2/28/05

New Delhi (cont'd)

Toured the city.  Walked out of my hotel and a block down the road where the Lodi Gardens, with tombs and mausoleums built some five hundred years ago.

Hired a taxi for half a day for a little over ten dollars and visited the Red Fort, four hundred years old...the front of the fort is the Lahore Gate (so called because it faces Lahore, Pakistan), huge and red and intimidating.  Inside the fort is the palace of the Mughal emperors, which is a series of buildings, going from north to south.

First the Shahi Burj, the emperor's study.  Second the Royal Hamman, a series of baths (the baths had colored glass on the rooftops, that filled the rooms with a rainbow light; the bathhouse also used to have a fountain that sprayed scented rosewater).

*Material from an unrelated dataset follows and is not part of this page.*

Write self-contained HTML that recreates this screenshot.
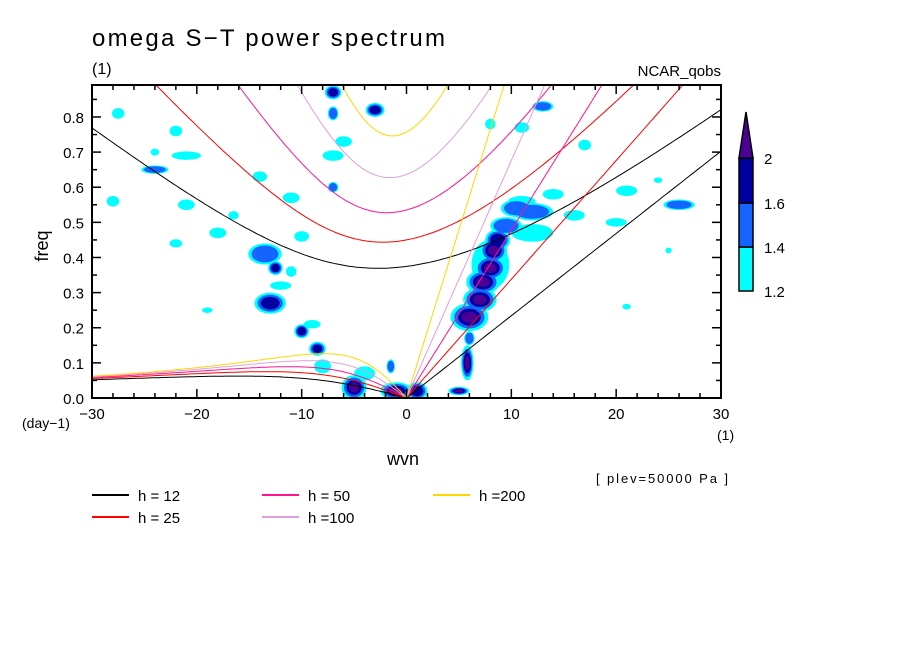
<!DOCTYPE html>
<html><head><meta charset="utf-8"><style>
body{margin:0;background:#fff;}
svg text{font-family:"Liberation Sans",sans-serif;fill:#000;}
</style></head><body>
<svg id="c" width="904" height="654" viewBox="0 0 904 654" xmlns="http://www.w3.org/2000/svg">
<rect width="904" height="654" fill="#fff"/>
<text x="92" y="46" font-size="24" textLength="353">omega S−T power spectrum</text>
<text x="92" y="74" font-size="16">(1)</text>
<text x="721" y="76" font-size="15" text-anchor="end">NCAR_qobs</text>
<text x="48" y="246" font-size="18" text-anchor="middle" transform="rotate(-90 48 246)">freq</text>
<text x="403" y="465" font-size="18" text-anchor="middle">wvn</text>
<text x="22" y="428" font-size="14">(day−1)</text>
<text x="717" y="440" font-size="14">(1)</text>
<text x="596" y="483" font-size="13" textLength="132">[ plev=50000 Pa ]</text>
<g id="blobs"></g>
<g id="curves"></g>
<g id="axes"></g>
<g id="legend"></g>
<g id="cbar"></g>
</svg>
<script>
const depths=[12,25,50,100,200];
const depthColors=["#000000","#ff0000","#ff1493","#dda0dd","#ffd700"];
const xTicks=[-30,-20,-10,0,10,20,30];
const yTicks=[0,0.1,0.2,0.3,0.4,0.5,0.6,0.7,0.8];
const levels=[1.2,1.4,1.6,2];
const levelColors=["#00ffff","#1464ff","#0000a0","#4b0096"];
// blobs: wvn, freq, half-width(wvn), half-height(freq), max level index
const blobWvn=[5,5.8,6,6,7,7.3,8,8.3,8.7,9.5,10.5,12,8,-5,-1,1,-4,-1.5,-13,-10,-8.5,-8,-13.5,-12.5,-24,-7,-7,-3,-6,-7,-7,-28,-22,-21,-14,-18,-24,-21,-22,-27.5,-16.5,-11,-12,-9,-10,-11,-19,12,11,16,14,21,26,13,11,8,17,20,24,25,21];
const blobFreq=[0.02,0.1,0.17,0.23,0.28,0.33,0.37,0.42,0.45,0.49,0.54,0.53,0.38,0.03,0.02,0.02,0.07,0.09,0.27,0.19,0.14,0.09,0.41,0.37,0.65,0.87,0.81,0.82,0.73,0.69,0.6,0.56,0.76,0.69,0.63,0.47,0.7,0.55,0.44,0.81,0.52,0.36,0.32,0.21,0.46,0.57,0.25,0.47,0.56,0.52,0.58,0.59,0.55,0.83,0.77,0.78,0.72,0.5,0.62,0.42,0.26];
const blobW=[1,0.6,0.5,1.8,1.6,1.6,1.5,1.3,1.2,1.5,1.5,2,1.8,1.2,1.5,1,1,0.4,1.5,0.7,0.8,0.8,1.6,0.7,1.3,0.8,0.5,0.9,0.8,1,0.5,0.6,0.6,1.4,0.7,0.8,0.4,0.8,0.6,0.6,0.5,0.5,1,0.8,0.7,0.8,0.5,2,1.3,1,1,1,1.5,1,0.7,0.5,0.6,1,0.4,0.3,0.4];
const blobH=[0.012,0.05,0.02,0.04,0.035,0.035,0.035,0.035,0.03,0.025,0.025,0.025,0.07,0.035,0.025,0.025,0.02,0.02,0.03,0.02,0.02,0.02,0.03,0.02,0.012,0.02,0.02,0.02,0.015,0.015,0.015,0.015,0.015,0.012,0.015,0.015,0.01,0.015,0.012,0.015,0.012,0.015,0.012,0.012,0.015,0.015,0.008,0.025,0.015,0.015,0.015,0.015,0.015,0.015,0.015,0.015,0.015,0.012,0.008,0.008,0.008];
const blobLvl=[3,3,1,3,3,3,3,3,2,1,1,1,0,3,3,2,0,1,2,2,2,0,1,2,1,2,1,2,0,0,1,0,0,0,0,0,0,0,0,0,0,0,0,0,0,0,0,0,0,0,0,0,1,1,0,0,0,0,0,0,0];

const NS="http://www.w3.org/2000/svg";
const L=92,R=721,T=85,B=398,XMIN=-30,XMAX=30,YMIN=0,YMAX=0.891;
const sx=v=>L+(v-XMIN)/(XMAX-XMIN)*(R-L);
const sy=v=>B-(v-YMIN)/(YMAX-YMIN)*(B-T);
function mk(tag,attrs,parent){const e=document.createElementNS(NS,tag);for(const k in attrs)e.setAttribute(k,attrs[k]);parent.appendChild(e);return e;}
const svg=document.getElementById('c');
const defs=mk('defs',{},svg);
const cp=mk('clipPath',{id:'pc'},defs);mk('rect',{x:L,y:T,width:R-L,height:B-T},cp);

// blobs
const gb=document.getElementById('blobs');gb.setAttribute('clip-path','url(#pc)');
for(let lv=0;lv<4;lv++){
  for(let i=0;i<blobWvn.length;i++){
    if(blobLvl[i]<lv)continue;
    const sc=1-lv*0.2;
    const rx=Math.abs(sx(blobWvn[i]+blobW[i])-sx(blobWvn[i]))*sc;
    const ry=Math.abs(sy(blobFreq[i]+blobH[i])-sy(blobFreq[i]))*sc;
    const e=mk('ellipse',{cx:sx(blobWvn[i]),cy:sy(blobFreq[i]),rx:rx,ry:ry,fill:levelColors[lv]},gb);
    
    
  }
}

// dispersion curves
const gc=document.getElementById('curves');gc.setAttribute('clip-path','url(#pc)');
const beta=2.28e-11,g=9.81,Re=6.371e6,toCpd=86400/(2*Math.PI);
function igFreq(k,c,n){
  let w=Math.sqrt(c*c*k*k+(2*n+1)*beta*c);
  for(let it=0;it<30;it++){const F=w*w-c*c*k*k-beta*c*c*k/w-(2*n+1)*beta*c;const dF=2*w+beta*c*c*k/(w*w);w-=F/dF;}
  return w;
}
depths.forEach((h,j)=>{
  const c=Math.sqrt(g*h);const col=depthColors[j];
  let ig=[],er=[],kv=[];
  for(let s=-30;s<=30.001;s+=0.25){
    const k=s/Re;
    ig.push([sx(s),sy(igFreq(k,c,1)*toCpd)]);
    if(s<=0){er.push([sx(s),sy(-beta*k/(k*k+3*beta/c)*toCpd)]);}
    if(s>=0){kv.push([sx(s),sy(c*k*toCpd)]);}
  }
  [[ig,'ig-curve'],[er,'er-curve'],[kv,'kelvin-curve']].forEach(([pts,nm])=>{
    const p=mk('polyline',{points:pts.map(q=>q[0].toFixed(1)+','+q[1].toFixed(1)).join(' '),fill:'none',stroke:col,'stroke-width':1},gc);
    
    
  });
});

// axes
const ga=document.getElementById('axes');
mk('rect',{x:L,y:T,width:R-L,height:B-T,fill:'none',stroke:'#000','stroke-width':2},ga);
for(let v=-30;v<=30;v+=2){
  const x=sx(v),len=(v%10===0)?9:5;
  mk('line',{x1:x,y1:B,x2:x,y2:B-len,stroke:'#000','stroke-width':1.5},ga);
  mk('line',{x1:x,y1:T,x2:x,y2:T+len,stroke:'#000','stroke-width':1.5},ga);
}
for(let i=0;i<=17;i++){
  const v=i*0.05,y=sy(v),len=(i%2===0)?9:5;
  mk('line',{x1:L,y1:y,x2:L+len,y2:y,stroke:'#000','stroke-width':1.5},ga);
  mk('line',{x1:R,y1:y,x2:R-len,y2:y,stroke:'#000','stroke-width':1.5},ga);
}
xTicks.forEach(v=>{
  const t=mk('text',{x:sx(v),y:419,'font-size':15,'text-anchor':'middle'},ga);
  t.textContent=(v<0?'−':'')+Math.abs(v);
  
  
});
yTicks.forEach(v=>{
  const t=mk('text',{x:84,y:sy(v)+6,'font-size':15,'text-anchor':'end'},ga);
  t.textContent=v.toFixed(1);
  
  
});

// legend
const gl=document.getElementById('legend');
const lx=[92,92,262,262,433],ly=[495,517,495,517,495];
depths.forEach((h,j)=>{
  mk('line',{x1:lx[j],y1:ly[j],x2:lx[j]+37,y2:ly[j],stroke:depthColors[j],'stroke-width':2},gl);
  const t=mk('text',{x:lx[j]+46,y:ly[j]+6,'font-size':15},gl);
  t.textContent=h>=100?('h ='+h):('h = '+h);
  
  
});

// colorbar
const gcb=document.getElementById('cbar');
const cbx=739,cbw=14,cbTop=158;
const segY=[291,247,203,158];
for(let i=0;i<3;i++){
  mk('rect',{x:cbx,y:segY[i+1],width:cbw,height:segY[i]-segY[i+1],fill:levelColors[i],stroke:'#000','stroke-width':1.5},gcb);
}
mk('polygon',{points:`${cbx},${cbTop} ${cbx+cbw},${cbTop} ${cbx+cbw/2},112`,fill:levelColors[3],stroke:'#000','stroke-width':1.5},gcb);
levels.forEach((lv,i)=>{
  const t=mk('text',{x:764,y:segY[i]+6,'font-size':15},gcb);
  t.textContent=String(lv);
  
  
});
</script>
</body></html>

Third was the Diwan-i-Kas, the Hall of Private Audiences, made of white marble with a roof of inlaid silver, on the center of which sat the Peacock Throne--a giant fifteen-foot throne made of solid gold that took seven years to make.  The back of the throne had peacocks, the feathers made of sapphires, rubies, pearls and other precious stones, and a parrot carved from a single emerald.  One of the stones used to decorate the throne was the Koh-i-Noor Diamond, the largest in the world.

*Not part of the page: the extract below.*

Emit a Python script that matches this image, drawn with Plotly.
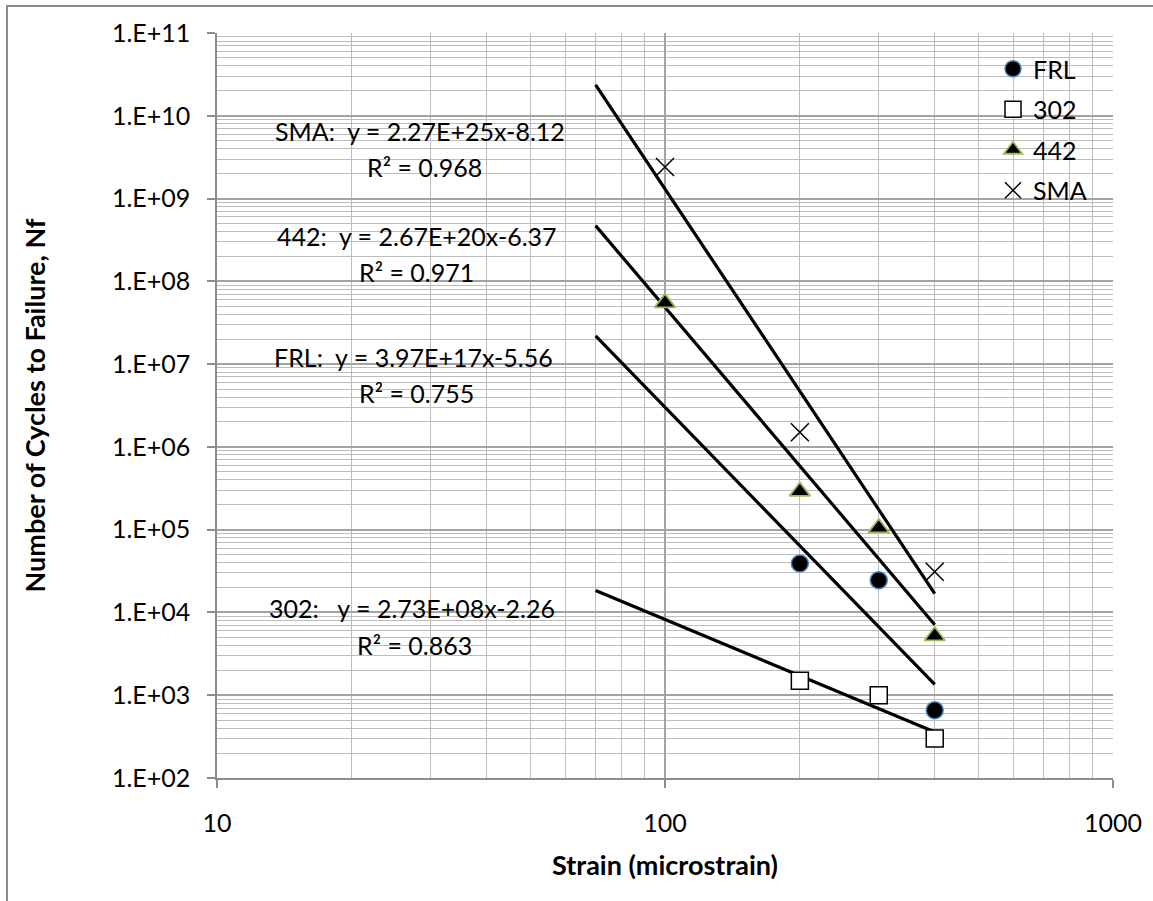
import numpy as np
import plotly.graph_objects as go

# ---- measured fatigue data (strain in microstrain, cycles to failure) ----
frl_strain = [200, 300, 400]
frl_cycles = [39000, 24500, 660]

s302_strain = [200, 300, 400]
s302_cycles = [1500, 1000, 300]

s442_strain = [100, 200, 300, 400]
s442_cycles = [5.5e7, 2.9e5, 1.05e5, 5200]

sma_strain = [100, 200, 400]
sma_cycles = [2.4e9, 1.5e6, 31000]

# ---- power-law fits  Nf = a * strain^b ----
fit_names = ["SMA", "442", "FRL", "302"]
fit_a = [2.27e25, 2.67e20, 3.97e17, 2.73e8]
fit_b = [-8.12, -6.37, -5.56, -2.26]
fit_r2 = [0.968, 0.971, 0.755, 0.863]
fit_strain_range = [70, 400]

# ---- axis ticks ----
y_tickvals = [10.0 ** k for k in range(2, 12)]
y_ticktext = ["1.E+%02d" % k for k in range(2, 12)]
x_tickvals = [10, 100, 1000]
x_ticktext = ["10", "100", "1000"]

FONT = "Lato, Calibri, sans-serif"
FS = 25
FS_TITLE = 27

fig = go.Figure()

# trendlines
for name, a, b in zip(fit_names, fit_a, fit_b):
    xs = np.array(fit_strain_range, dtype=float)
    fig.add_trace(go.Scatter(
        x=xs, y=a * xs ** b, mode="lines",
        line=dict(color="black", width=3.2),
        showlegend=False, hoverinfo="skip",
    ))

# data series
fig.add_trace(go.Scatter(
    x=frl_strain, y=frl_cycles, mode="markers", name="FRL", legendgroup="a",
    marker=dict(symbol="circle", size=17, color="black",
                line=dict(color="#4F81BD", width=1.5)),
))
fig.add_trace(go.Scatter(
    x=s302_strain, y=s302_cycles, mode="markers", name="302", legendgroup="b",
    marker=dict(symbol="square", size=17, color="white",
                line=dict(color="black", width=1.5)),
))
fig.add_trace(go.Scatter(
    x=s442_strain, y=s442_cycles, mode="markers", name="442", legendgroup="c",
    marker=dict(symbol="triangle-up", size=18, color="black",
                line=dict(color="#9BBB59", width=1.8)),
))
fig.add_trace(go.Scatter(
    x=sma_strain, y=sma_cycles, mode="markers", name="SMA", legendgroup="d",
    marker=dict(symbol="x-thin", size=18, color="black",
                line=dict(color="black", width=1.5)),
))

# plot area in pixels: left 217, right 1113, top 33, bottom 778
L, R, T, B = 217, 1113, 33, 778


def px_x(p):
    return (p - L) / (R - L)


def px_y(p):
    return (B - p) / (B - T)


# equation labels (left edge of equation line, its centre line, R² left edge and centre line)
eq_layout = {
    "SMA": (273, 131, 365, 167),
    "442": (275, 236, 357, 272),
    "FRL": (272, 357, 357, 393),
    "302": (267, 608, 355, 645),
}
eq_prefix = {"SMA": "SMA:  ", "442": "442:  ", "FRL": "FRL:  ", "302": "302:   "}
for name, a, b, r2 in zip(fit_names, fit_a, fit_b, fit_r2):
    mant, expo = ("%.2E" % a).split("E")
    eq_text = "%sy = %sE+%sx%.2f" % (eq_prefix[name], mant, expo.lstrip("+"), b)
    x_eq, y_eq, x_r2, y_r2 = eq_layout[name]
    fig.add_annotation(x=px_x(x_eq), y=px_y(y_eq), xref="paper", yref="paper",
                       text=eq_text.replace(" ", "&nbsp;"), showarrow=False,
                       xanchor="left", yanchor="middle",
                       font=dict(family=FONT, size=FS, color="black"))
    fig.add_annotation(x=px_x(x_r2), y=px_y(y_r2), xref="paper", yref="paper",
                       text="R² = %.3f" % r2, showarrow=False, xanchor="left", yanchor="middle",
                       font=dict(family=FONT, size=FS, color="black"))

# outer chart border
fig.add_shape(type="rect", xref="paper", yref="paper",
              x0=px_x(7), x1=px_x(1170), y0=px_y(920), y1=px_y(6),
              line=dict(color="#8C8C8C", width=2), fillcolor="rgba(0,0,0,0)", layer="below")

axis_common = dict(
    type="log", showline=True, linecolor="#8C8C8C", linewidth=1.5,
    ticks="outside", ticklen=8, tickcolor="#8C8C8C", tickwidth=1.5,
    showgrid=True, gridcolor="#A3A3A3", gridwidth=1.5,
    tickfont=dict(family=FONT, size=FS, color="black"),
    zeroline=False, mirror=False,
    minor=dict(dtick="D1", showgrid=True, gridcolor="#BDBDBD", gridwidth=1.4, ticks=""),
)

fig.update_layout(
    width=1153, height=901,
    margin=dict(l=L, r=1153 - R, t=T, b=901 - B),
    paper_bgcolor="white", plot_bgcolor="white",
    font=dict(family=FONT, color="black"),
    xaxis=dict(axis_common, range=[1, 3], tickvals=x_tickvals, ticktext=x_ticktext,
               ticklabelstandoff=14,
               title=dict(text="<b>Strain (microstrain)</b>", standoff=20,
                          font=dict(family=FONT, size=FS_TITLE, color="black"))),
    yaxis=dict(axis_common, range=[2, 11], tickvals=y_tickvals, ticktext=y_ticktext,
               ticklabelstandoff=12,
               title=dict(text="<b>Number of Cycles to Failure, Nf</b>", standoff=58,
                          font=dict(family=FONT, size=FS_TITLE, color="black"))),
    legend=dict(x=px_x(993), y=px_y(46), xanchor="left", yanchor="top",
                bgcolor="rgba(0,0,0,0)", font=dict(family=FONT, size=FS, color="black"),
                traceorder="grouped", tracegroupgap=5, itemwidth=30),
    showlegend=True,
)

fig.write_html("out.html")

Well...actually, I WOULD have seen the throne, if it actually sat there.  It had been broken up hundreds of years ago, and the Koh-i-Noor Diamond taken to form part of the Crown Jewels of England.  All that's left of the throne here is the marble pedestal it sat on.  And once inscribed on the walls (in gold) were these words that Shah Jahan's wazir once said: "if there is a paradise on earth, it is this, it is this, it is this" (tap your ruby slippers three times, make a wish...).

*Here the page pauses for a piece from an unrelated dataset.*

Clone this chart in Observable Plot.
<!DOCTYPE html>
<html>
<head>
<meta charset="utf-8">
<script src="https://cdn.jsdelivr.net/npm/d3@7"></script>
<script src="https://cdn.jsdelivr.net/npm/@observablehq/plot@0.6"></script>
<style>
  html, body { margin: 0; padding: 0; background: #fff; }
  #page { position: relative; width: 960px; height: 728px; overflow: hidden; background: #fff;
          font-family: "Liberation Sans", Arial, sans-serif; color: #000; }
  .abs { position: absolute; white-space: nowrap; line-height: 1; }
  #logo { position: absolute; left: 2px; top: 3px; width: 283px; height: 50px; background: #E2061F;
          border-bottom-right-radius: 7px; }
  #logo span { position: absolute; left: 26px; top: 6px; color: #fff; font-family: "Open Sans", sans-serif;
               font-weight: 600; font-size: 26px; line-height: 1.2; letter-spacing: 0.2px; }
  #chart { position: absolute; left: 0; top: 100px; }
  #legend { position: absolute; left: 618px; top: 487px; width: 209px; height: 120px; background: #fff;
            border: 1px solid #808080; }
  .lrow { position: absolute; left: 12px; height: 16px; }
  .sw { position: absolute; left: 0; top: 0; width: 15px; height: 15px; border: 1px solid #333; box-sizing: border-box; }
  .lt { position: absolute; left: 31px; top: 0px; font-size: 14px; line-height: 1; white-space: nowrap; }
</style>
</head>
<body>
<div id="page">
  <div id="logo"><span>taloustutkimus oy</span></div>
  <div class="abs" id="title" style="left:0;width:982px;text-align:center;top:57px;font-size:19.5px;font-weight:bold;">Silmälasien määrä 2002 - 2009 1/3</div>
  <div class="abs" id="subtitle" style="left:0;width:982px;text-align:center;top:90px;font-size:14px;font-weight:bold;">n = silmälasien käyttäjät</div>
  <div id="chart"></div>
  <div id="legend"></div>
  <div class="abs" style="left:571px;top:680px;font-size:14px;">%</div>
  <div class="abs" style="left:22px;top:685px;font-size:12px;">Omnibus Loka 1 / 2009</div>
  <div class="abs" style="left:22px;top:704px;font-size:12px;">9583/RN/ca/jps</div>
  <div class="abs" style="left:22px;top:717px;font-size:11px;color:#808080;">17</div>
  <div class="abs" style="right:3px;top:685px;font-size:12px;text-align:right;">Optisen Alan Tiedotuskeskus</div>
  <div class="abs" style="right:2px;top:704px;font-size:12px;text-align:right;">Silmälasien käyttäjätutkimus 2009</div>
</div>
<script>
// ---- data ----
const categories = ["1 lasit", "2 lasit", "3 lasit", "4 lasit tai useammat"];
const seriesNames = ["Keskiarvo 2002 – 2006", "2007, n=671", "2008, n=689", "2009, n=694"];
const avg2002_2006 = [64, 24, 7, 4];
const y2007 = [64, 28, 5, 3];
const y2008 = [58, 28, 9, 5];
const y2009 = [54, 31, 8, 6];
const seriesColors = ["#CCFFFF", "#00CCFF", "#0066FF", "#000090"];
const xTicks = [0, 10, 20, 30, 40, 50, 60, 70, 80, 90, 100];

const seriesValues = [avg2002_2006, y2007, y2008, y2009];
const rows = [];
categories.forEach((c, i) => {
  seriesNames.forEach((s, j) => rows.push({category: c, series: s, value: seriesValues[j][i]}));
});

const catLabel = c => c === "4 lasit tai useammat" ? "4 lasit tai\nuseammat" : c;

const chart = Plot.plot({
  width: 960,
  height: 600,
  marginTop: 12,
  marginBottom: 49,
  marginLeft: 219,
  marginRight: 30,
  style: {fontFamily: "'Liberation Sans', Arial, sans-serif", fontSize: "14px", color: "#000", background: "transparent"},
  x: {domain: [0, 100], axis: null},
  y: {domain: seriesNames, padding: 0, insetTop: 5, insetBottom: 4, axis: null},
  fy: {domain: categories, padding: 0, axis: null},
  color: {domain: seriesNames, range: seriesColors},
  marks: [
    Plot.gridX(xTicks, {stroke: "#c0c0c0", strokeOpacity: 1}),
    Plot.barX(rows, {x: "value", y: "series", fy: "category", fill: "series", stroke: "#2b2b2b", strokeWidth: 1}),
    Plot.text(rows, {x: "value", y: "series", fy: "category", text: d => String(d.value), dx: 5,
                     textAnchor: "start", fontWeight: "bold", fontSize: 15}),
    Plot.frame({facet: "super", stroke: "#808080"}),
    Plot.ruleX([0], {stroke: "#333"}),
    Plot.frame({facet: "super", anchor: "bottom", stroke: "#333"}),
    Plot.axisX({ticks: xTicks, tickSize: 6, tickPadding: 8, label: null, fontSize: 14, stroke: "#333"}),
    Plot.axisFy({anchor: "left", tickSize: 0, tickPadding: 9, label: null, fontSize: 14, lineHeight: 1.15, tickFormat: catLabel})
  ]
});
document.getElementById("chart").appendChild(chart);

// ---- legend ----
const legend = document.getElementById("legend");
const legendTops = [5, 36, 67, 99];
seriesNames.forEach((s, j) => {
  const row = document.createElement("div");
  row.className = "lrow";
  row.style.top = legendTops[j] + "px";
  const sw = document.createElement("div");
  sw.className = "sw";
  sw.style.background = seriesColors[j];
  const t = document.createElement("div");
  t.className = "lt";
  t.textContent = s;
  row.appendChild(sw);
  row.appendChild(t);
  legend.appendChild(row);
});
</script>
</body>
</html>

South of this is the emperor's private residence; then the chief wife's, then the favorite daughter's (complete with a fountain made out of ivory).  Through all these buildings, from the emperor's study to his favorite daughter's palace ran the Nar-i-Bhisht, the Stream of Paradise, a water channel that would work the fountains, fill the baths, and cool the buildings in the heat of summer (central airconditioning, four hundred years early...).